The Adventures of Augie March by Saul Bellow

"I wanted him to give me wisdom," Augie says of a venerable businessman, and says, essentially, throughout his reminiscences. Augie March recalls his impoverished childhood in a Jewish neighborhood in the in the 1920s, continuing the narrative into his adolescence and through to his adulthood in post-WWII Europe. He describes his jobs, his friends, his romantic forays, and his travels- from Chicago, to Mexico, to New York, and finally abroad. His exploits are, as they have often been described, picaresque. Augie is not always above the law, but when he strays, we go right along with him.

Augie is continually caught up in the whirling eddies of strong personalities. One of his first jobs involves assisting a paralyzed business eccentric whom he reveres as a genuine genius, and later he steals textbooks with a Mexican math whiz on scholarship at the University of Chicago. Augie is perpetually seeking knowledge and, as he said above, wisdom. He begins to read the textbooks before delivering them, and he becomes enraptured with the ideas he finds. “I lay in my room and read, feeding on print and pages like a famished man.”

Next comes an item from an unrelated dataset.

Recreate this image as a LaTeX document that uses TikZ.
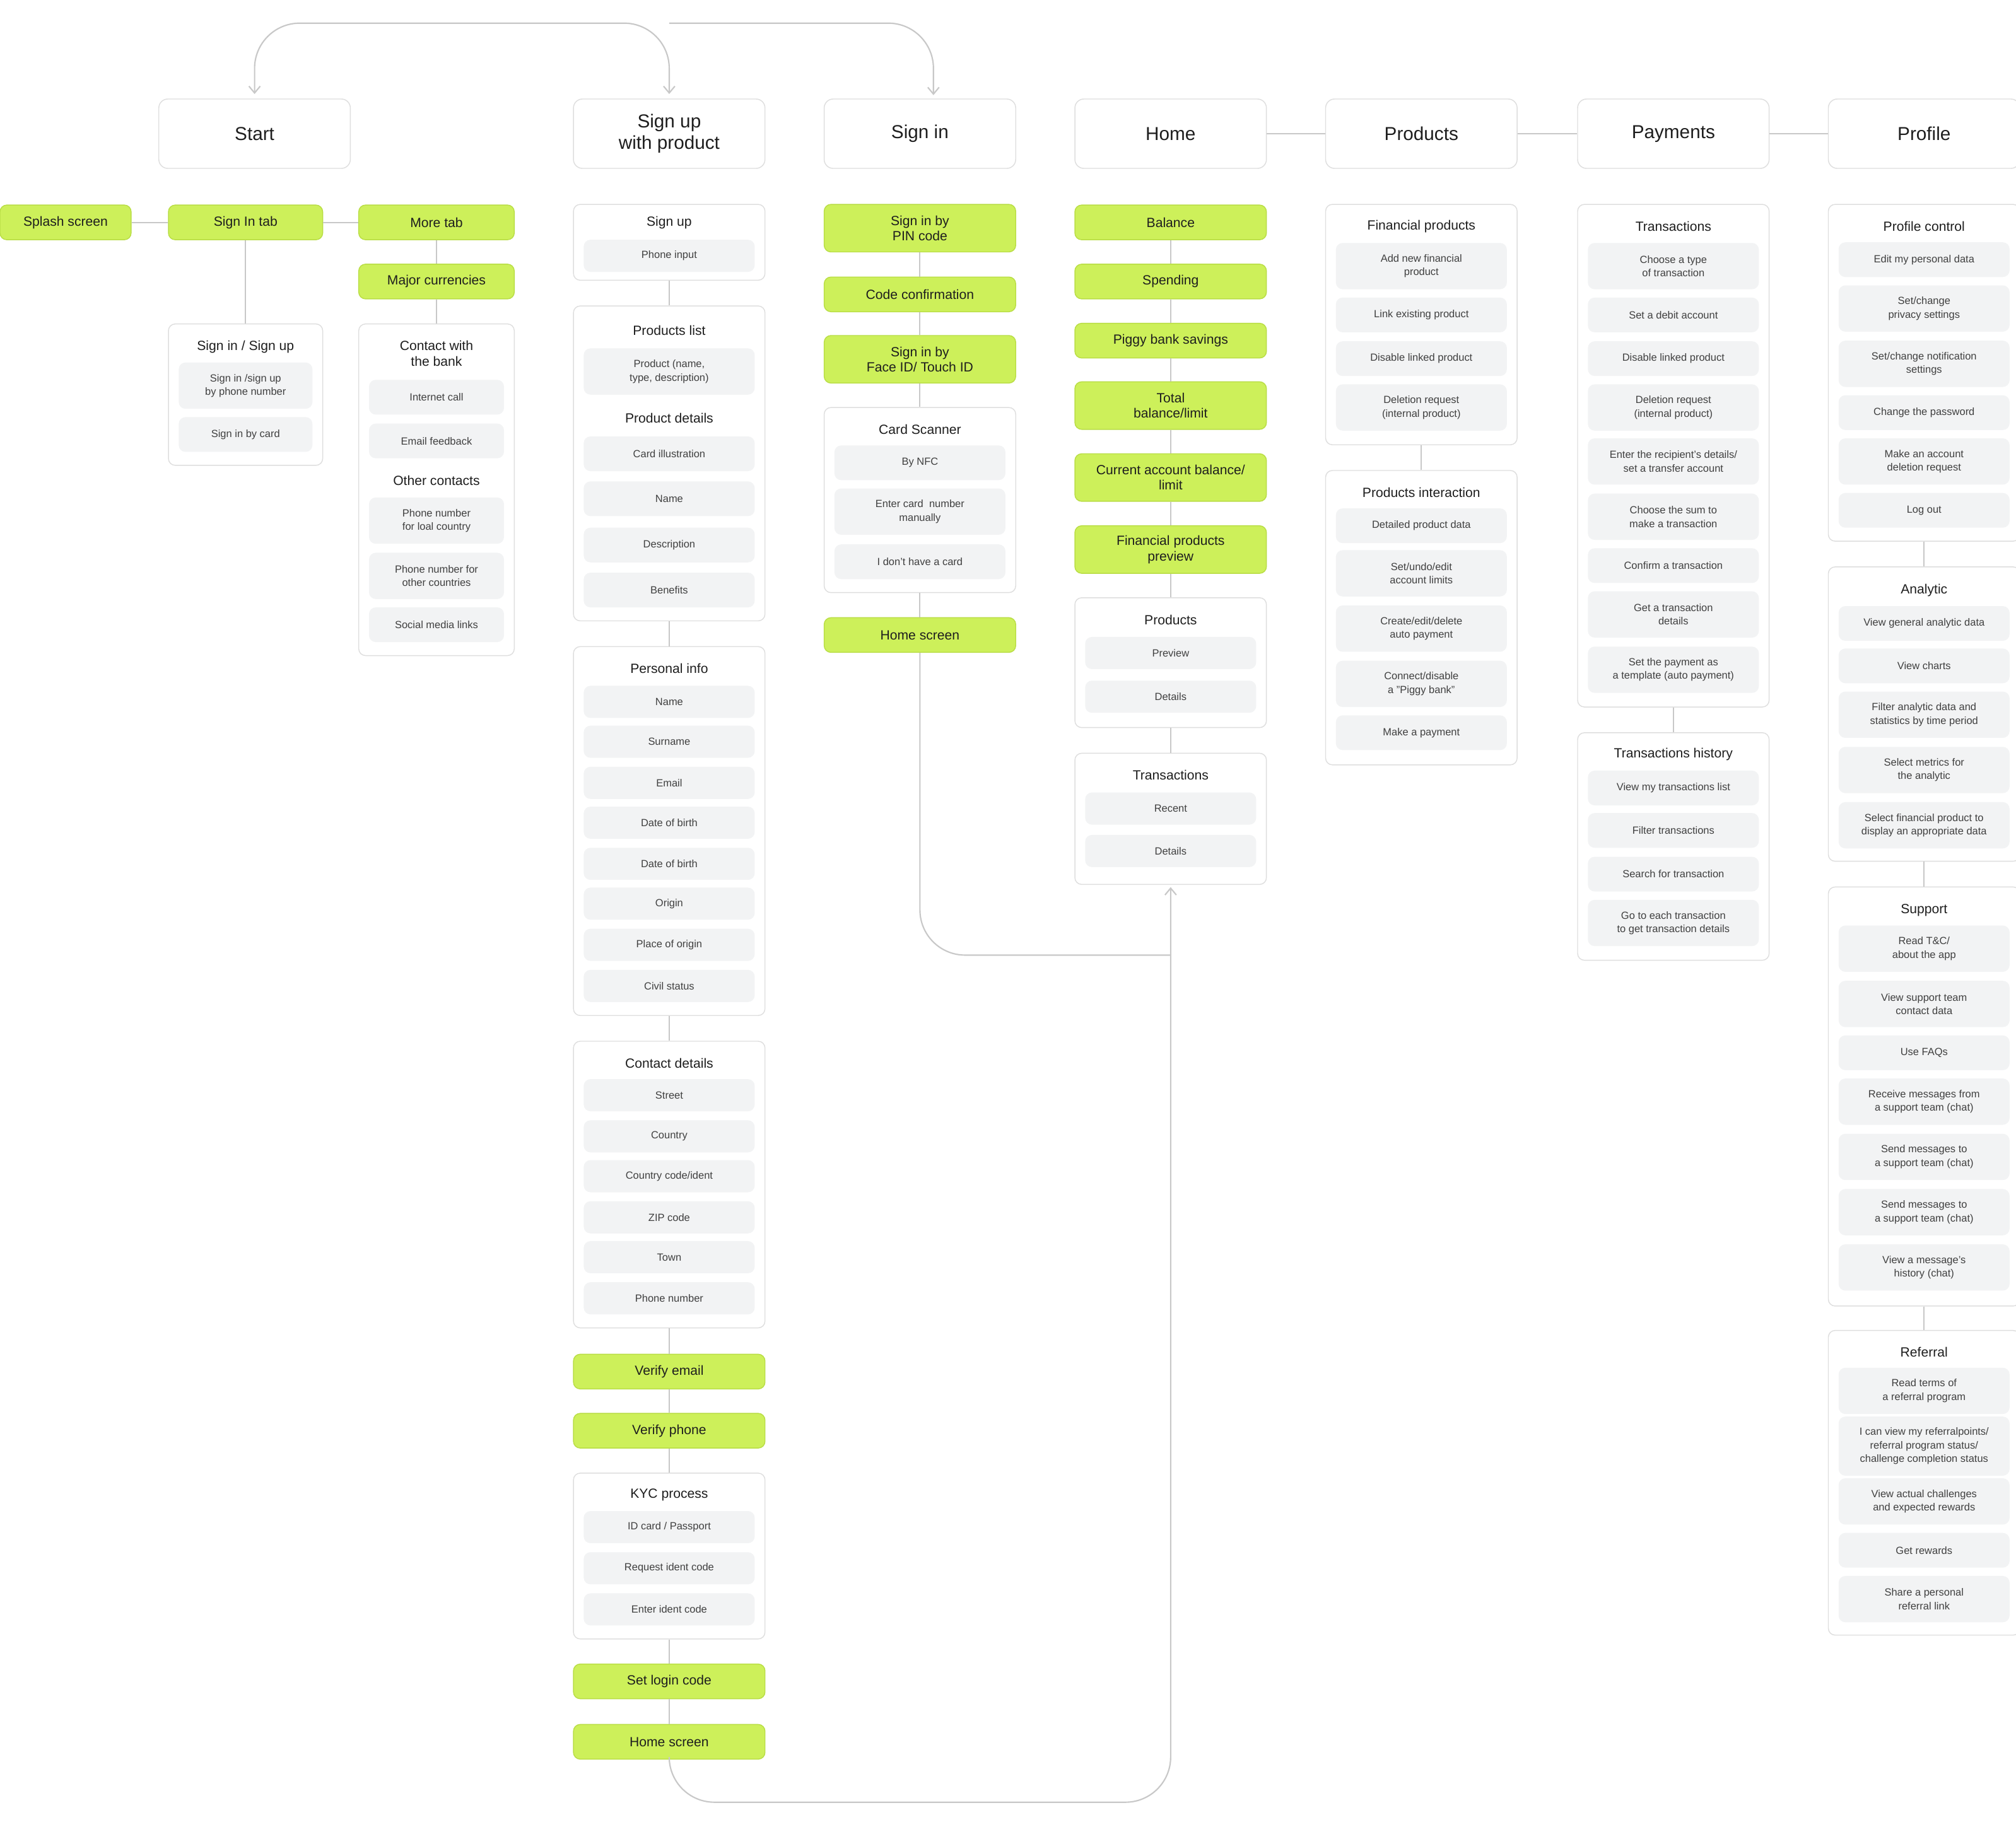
\documentclass[tikz,border=0pt]{standalone}
\usepackage{fontspec}
\setmainfont{Liberation Sans}
\usetikzlibrary{arrows.meta}
\definecolor{lime}{HTML}{CDF05A}
\definecolor{limeb}{HTML}{B9DD45}
\definecolor{itemf}{HTML}{F2F3F4}
\definecolor{boxb}{HTML}{DEDEDE}
\definecolor{lnc}{HTML}{C8C8C8}
\definecolor{txt}{HTML}{1E1E1E}
\newcounter{nn}
\newcommand\xItem[5][2.66cm]{\stepcounter{nn}\node[item,minimum width=#1,minimum height={#4*0.02cm}] (n\thenn) at (#2,#3) {#5};}
\newcommand\xTitle[3]{\stepcounter{nn}\node[ttl] (n\thenn) at (#1,#2) {#3};}
\newcommand\xGroup[5][2.98cm]{\node[grp,minimum width=#1,minimum height={(#5-#4)*0.02cm}] (#2) at (#3,{(#4+#5)/2}) {};}
\newcommand\xGreen[6][2.98cm]{\node[grn,minimum width=#1,minimum height={#5*0.02cm}] (#2) at (#3,#4) {#6};}
\begin{document}
\begin{tikzpicture}[x=0.02cm,y=-0.02cm,
  hdr/.style={draw=boxb,fill=white,rounded corners=4pt,minimum width=2.98cm,minimum height=1.08cm,inner sep=1pt,align=center,font=\fontsize{8.3}{9.5}\selectfont,text=txt},
  grp/.style={draw=boxb,fill=white,rounded corners=3pt,inner sep=0pt},
  item/.style={fill=itemf,rounded corners=3pt,inner sep=1pt,align=center,font=\fontsize{4.6}{6}\selectfont,text=txt!85},
  ttl/.style={inner sep=1pt,align=center,font=\fontsize{5.9}{7.2}\selectfont,text=txt},
  grn/.style={draw=limeb,fill=lime,rounded corners=3pt,inner sep=1pt,align=center,font=\fontsize{5.9}{6.8}\selectfont,text=txt},
  ln/.style={draw=lnc,line width=0.6pt},
  tip/.style={-{Straight Barb[length=3pt,width=5pt]}}]
\useasboundingbox (0,0) rectangle (1568,1421);
% headers
\node[hdr] (start) at (198,104) {Start};
\node[hdr] (signup) at (520.5,104) {Sign up\\with product};
\node[hdr] (signin) at (715.5,104) {Sign in};
\node[hdr] (home) at (910.5,104) {Home};
\node[hdr] (products) at (1105.5,104) {Products};
\node[hdr] (payments) at (1301.5,104) {Payments};
\node[hdr] (profile) at (1496.5,104) {Profile};
\draw[ln] (home.east) -- (products.west);
\draw[ln] (products.east) -- (payments.west);
\draw[ln] (payments.east) -- (profile.west);
\coordinate (tA) at (520.5,18);
\coordinate (tB) at (726,18);
\coordinate (tB2) at (726,74);
\draw[ln,rounded corners=20,{Straight Barb[length=3pt,width=5pt]}-{Straight Barb[length=3pt,width=5pt]},shorten <=2pt,shorten >=2pt] (start.north) |- (tA) -- (signup.north);
\draw[ln,rounded corners=20,tip] (tA) -- (tB) -- (tB2);

% ---------- Start column
\xGreen[2.04cm]{splash}{51}{173}{27}{Splash screen}
\xGreen[2.4cm]{sitab}{191}{173}{27}{Sign In tab}
\xGreen[2.42cm]{moretab}{339.5}{173}{27}{More tab}
\xGreen[2.42cm]{majcur}{339.5}{219}{27}{Major currencies}
\draw[ln] (splash.east) -- (sitab.west);
\draw[ln] (sitab.east) -- (moretab.west);
\xGroup[2.4cm]{gsis}{191}{252}{362}
\xTitle{191}{270}{Sign in / Sign up}
\xItem[2.08cm]{191}{300}{36}{Sign in /sign up\\by phone number}
\xItem[2.08cm]{191}{338}{27}{Sign in by card}
\draw[ln] (sitab.south) -- (gsis.north);
\xGroup[2.42cm]{gcont}{339.5}{252}{510}
\xTitle{339.5}{275}{Contact with\\the bank}
\xItem[2.1cm]{339.5}{309}{27}{Internet call}
\xItem[2.1cm]{339.5}{343}{27}{Email feedback}
\xTitle{339.5}{374}{Other contacts}
\xItem[2.1cm]{339.5}{405}{36}{Phone number\\for loal country}
\xItem[2.1cm]{339.5}{448}{36}{Phone number for\\other countries}
\xItem[2.1cm]{339.5}{486}{27}{Social media links}
\draw[ln] (moretab.south) -- (majcur.north);
\draw[ln] (majcur.south) -- (gcont.north);

% ---------- Sign up column
\xGroup{gsu1}{520.5}{159}{218}
\xTitle{520.5}{173}{Sign up}
\xItem{520.5}{199}{25}{Phone input}
\xGroup{gsu2}{520.5}{238}{483}
\xTitle{520.5}{257}{Products list}
\xItem{520.5}{289}{36}{Product (name,\\type, description)}
\xTitle{520.5}{325}{Product details}
\xItem{520.5}{353}{27}{Card illustration}
\xItem{520.5}{388}{27}{Name}
\xItem{520.5}{424}{27}{Description}
\xItem{520.5}{459}{27}{Benefits}
\xGroup{gsu3}{520.5}{503}{790}
\xTitle{520.5}{520}{Personal info}
\xItem{520.5}{546}{25}{Name}
\xItem{520.5}{577}{25}{Surname}
\xItem{520.5}{609}{25}{Email}
\xItem{520.5}{640}{25}{Date of birth}
\xItem{520.5}{672}{25}{Date of birth}
\xItem{520.5}{703}{25}{Origin}
\xItem{520.5}{735}{25}{Place of origin}
\xItem{520.5}{767}{25}{Civil status}
\xGroup{gsu4}{520.5}{810}{1033}
\xTitle{520.5}{827}{Contact details}
\xItem{520.5}{852}{25}{Street}
\xItem{520.5}{884}{25}{Country}
\xItem{520.5}{915}{25}{Country code/ident}
\xItem{520.5}{947}{25}{ZIP code}
\xItem{520.5}{978}{25}{Town}
\xItem{520.5}{1010}{25}{Phone number}
\xGreen{vemail}{520.5}{1067}{27}{Verify email}
\xGreen{vphone}{520.5}{1113}{27}{Verify phone}
\xGroup{gsu5}{520.5}{1146}{1275}
\xTitle{520.5}{1163}{KYC process}
\xItem{520.5}{1188}{25}{ID card / Passport}
\xItem{520.5}{1220}{25}{Request ident code}
\xItem{520.5}{1252}{25}{Enter ident code}
\xGreen{setlogin}{520.5}{1308}{27}{Set login code}
\xGreen{suhome}{520.5}{1355}{27}{Home screen}
\draw[ln] (gsu1.south) -- (gsu2.north);
\draw[ln] (gsu2.south) -- (gsu3.north);
\draw[ln] (gsu3.south) -- (gsu4.north);
\draw[ln] (gsu4.south) -- (vemail.north);
\draw[ln] (vemail.south) -- (vphone.north);
\draw[ln] (vphone.south) -- (gsu5.north);
\draw[ln] (gsu5.south) -- (setlogin.north);
\draw[ln] (setlogin.south) -- (suhome.north);

% ---------- Sign in column
\xGreen{pin}{715.5}{177.5}{37}{Sign in by\\PIN code}
\xGreen{codec}{715.5}{229}{27}{Code confirmation}
\xGreen{faceid}{715.5}{279.5}{37}{Sign in by\\Face ID/ Touch ID}
\xGroup{gscan}{715.5}{317}{461}
\xTitle{715.5}{334}{Card Scanner}
\xItem{715.5}{360}{27}{By NFC}
\xItem{715.5}{398}{36}{Enter card\ \ number\\manually}
\xItem{715.5}{437}{27}{I don't have a card}
\xGreen{sihome}{715.5}{494}{27}{Home screen}
\draw[ln] (pin.south) -- (codec.north);
\draw[ln] (codec.south) -- (faceid.north);
\draw[ln] (faceid.south) -- (gscan.north);
\draw[ln] (gscan.south) -- (sihome.north);

% ---------- Home column
\xGreen{bal}{910.5}{173}{27}{Balance}
\xGreen{spend}{910.5}{219}{27}{Spending}
\xGreen{piggy}{910.5}{265}{27}{Piggy bank savings}
\xGreen{total}{910.5}{315.5}{37}{Total\\balance/limit}
\xGreen{curacc}{910.5}{371.5}{37}{Current account balance/\\limit}
\xGreen{finprev}{910.5}{427.5}{37}{Financial products\\preview}
\xGroup{ghprod}{910.5}{465}{566}
\xTitle{910.5}{482}{Products}
\xItem{910.5}{508}{25}{Preview}
\xItem{910.5}{542}{25}{Details}
\xGroup{ghtr}{910.5}{586}{688}
\xTitle{910.5}{603}{Transactions}
\xItem{910.5}{629}{25}{Recent}
\xItem{910.5}{662}{25}{Details}
\draw[ln] (bal.south) -- (spend.north);
\draw[ln] (spend.south) -- (piggy.north);
\draw[ln] (piggy.south) -- (total.north);
\draw[ln] (total.south) -- (curacc.north);
\draw[ln] (curacc.south) -- (finprev.north);
\draw[ln] (finprev.south) -- (ghprod.north);
\draw[ln] (ghprod.south) -- (ghtr.north);
\coordinate (bjoin) at (910.5,1402);
\coordinate (sjoin) at (910.5,743);
\draw[ln,rounded corners=20] (sihome.south) |- (sjoin);
\draw[ln,rounded corners=20,tip,shorten >=1pt] (suhome.south) |- (bjoin) -- (ghtr.south);

% ---------- Products column
\xGroup{gpfin}{1105.5}{159}{346}
\xTitle{1105.5}{176}{Financial products}
\xItem{1105.5}{207}{36}{Add new financial\\product}
\xItem{1105.5}{245}{27}{Link existing product}
\xItem{1105.5}{279}{27}{Disable linked product}
\xItem{1105.5}{317}{36}{Deletion request\\(internal product)}
\xGroup{gpint}{1105.5}{366}{595}
\xTitle{1105.5}{383}{Products interaction}
\xItem{1105.5}{409}{27}{Detailed product data}
\xItem{1105.5}{446}{36}{Set/undo/edit\\account limits}
\xItem{1105.5}{489}{36}{Create/edit/delete\\auto payment}
\xItem{1105.5}{532}{36}{Connect/disable\\a "Piggy bank"}
\xItem{1105.5}{570}{27}{Make a payment}
\draw[ln] (gpfin.south) -- (gpint.north);

% ---------- Payments column
\xGroup{gptr}{1301.5}{159}{550}
\xTitle{1301.5}{176}{Transactions}
\xItem{1301.5}{207}{36}{Choose a type\\of transaction}
\xItem{1301.5}{245}{27}{Set a debit account}
\xItem{1301.5}{279}{27}{Disable linked product}
\xItem{1301.5}{317}{36}{Deletion request\\(internal product)}
\xItem{1301.5}{359}{36}{Enter the recipient's details/\\set a transfer account}
\xItem{1301.5}{402}{36}{Choose the sum to\\make a transaction}
\xItem{1301.5}{440}{27}{Confirm a transaction}
\xItem{1301.5}{478}{36}{Get a transaction\\details}
\xItem{1301.5}{521}{36}{Set the payment as\\a template (auto payment)}
\xGroup{gphist}{1301.5}{570}{747}
\xTitle{1301.5}{587}{Transactions history}
\xItem{1301.5}{613}{27}{View my transactions list}
\xItem{1301.5}{646}{27}{Filter transactions}
\xItem{1301.5}{680}{27}{Search for transaction}
\xItem{1301.5}{718}{36}{Go to each transaction\\to get transaction details}
\draw[ln] (gptr.south) -- (gphist.north);

% ---------- Profile column
\xGroup{gprc}{1496.5}{159}{421}
\xTitle{1496.5}{176}{Profile control}
\xItem{1496.5}{202}{27}{Edit my personal data}
\xItem{1496.5}{240}{36}{Set/change\\privacy settings}
\xItem{1496.5}{283}{36}{Set/change notification\\settings}
\xItem{1496.5}{321}{27}{Change the password}
\xItem{1496.5}{359}{36}{Make an account\\deletion request}
\xItem{1496.5}{397}{27}{Log out}
\xGroup{gpran}{1496.5}{441}{670}
\xTitle{1496.5}{459}{Analytic}
\xItem{1496.5}{485}{27}{View general analytic data}
\xItem{1496.5}{518}{27}{View charts}
\xItem{1496.5}{556}{36}{Filter analytic data and\\statistics by time period}
\xItem{1496.5}{599}{36}{Select metrics for\\the analytic}
\xItem{1496.5}{642}{36}{Select financial product to\\display an appropriate data}
\xGroup{gprsup}{1496.5}{690}{1016}
\xTitle{1496.5}{708}{Support}
\xItem{1496.5}{738}{36}{Read T\&C/\\about the app}
\xItem{1496.5}{781}{36}{View support team\\contact data}
\xItem{1496.5}{819}{27}{Use FAQs}
\xItem{1496.5}{857}{36}{Receive messages from\\a support team (chat)}
\xItem{1496.5}{900}{36}{Send messages to\\a support team (chat)}
\xItem{1496.5}{943}{36}{Send messages to\\a support team (chat)}
\xItem{1496.5}{986}{36}{View a message's\\history (chat)}
\xGroup{gprref}{1496.5}{1035}{1272}
\xTitle{1496.5}{1052}{Referral}
\xItem{1496.5}{1082}{36}{Read terms of\\a referral program}
\xItem{1496.5}{1125}{46}{I can view my referralpoints/\\referral program status/\\challenge completion status}
\xItem{1496.5}{1168}{36}{View actual challenges\\and expected rewards}
\xItem{1496.5}{1206}{27}{Get rewards}
\xItem{1496.5}{1244}{36}{Share a personal\\referral link}
\draw[ln] (gprc.south) -- (gpran.north);
\draw[ln] (gpran.south) -- (gprsup.north);
\draw[ln] (gprsup.south) -- (gprref.north);
\end{tikzpicture}
\end{document}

The book is dauntingly long, for Augie’s life is made of innumerable adventures, no detail of which he considers too small to include. Bellow composed complex sentences of description- clause piled on clause, with illustrative concrete nouns and reclassified verbs stacked precariously atop the subjects and predicates. Augie employs esoteric allusions abundantly, almost obnoxiously, as if Bellow wanted to underscore Augie’s self-education, evidence of his having read widely and deeply without perhaps a tempering authority to guide him in the proper deployment of such potent arsenal.

Augie uses very little foreshadowing, restraining himself to telling the story as it happens, avoiding bracing suspense in favor of a more natural revelation of events. Augie traces the development of his perception of himself as the events are unfolding, coming to a refreshing self-awareness towards the end. “I said when I started to make the record that I would be plain and heed the knocks as they came, and also that a man’s character is his fate. Well, then it is obvious that this fate, or what he settles for, is also his character.” Though his character-as-fate theory is nebulous and indefinite at best, the underlying current of personal responsibility that he espouses is a worthy conclusion.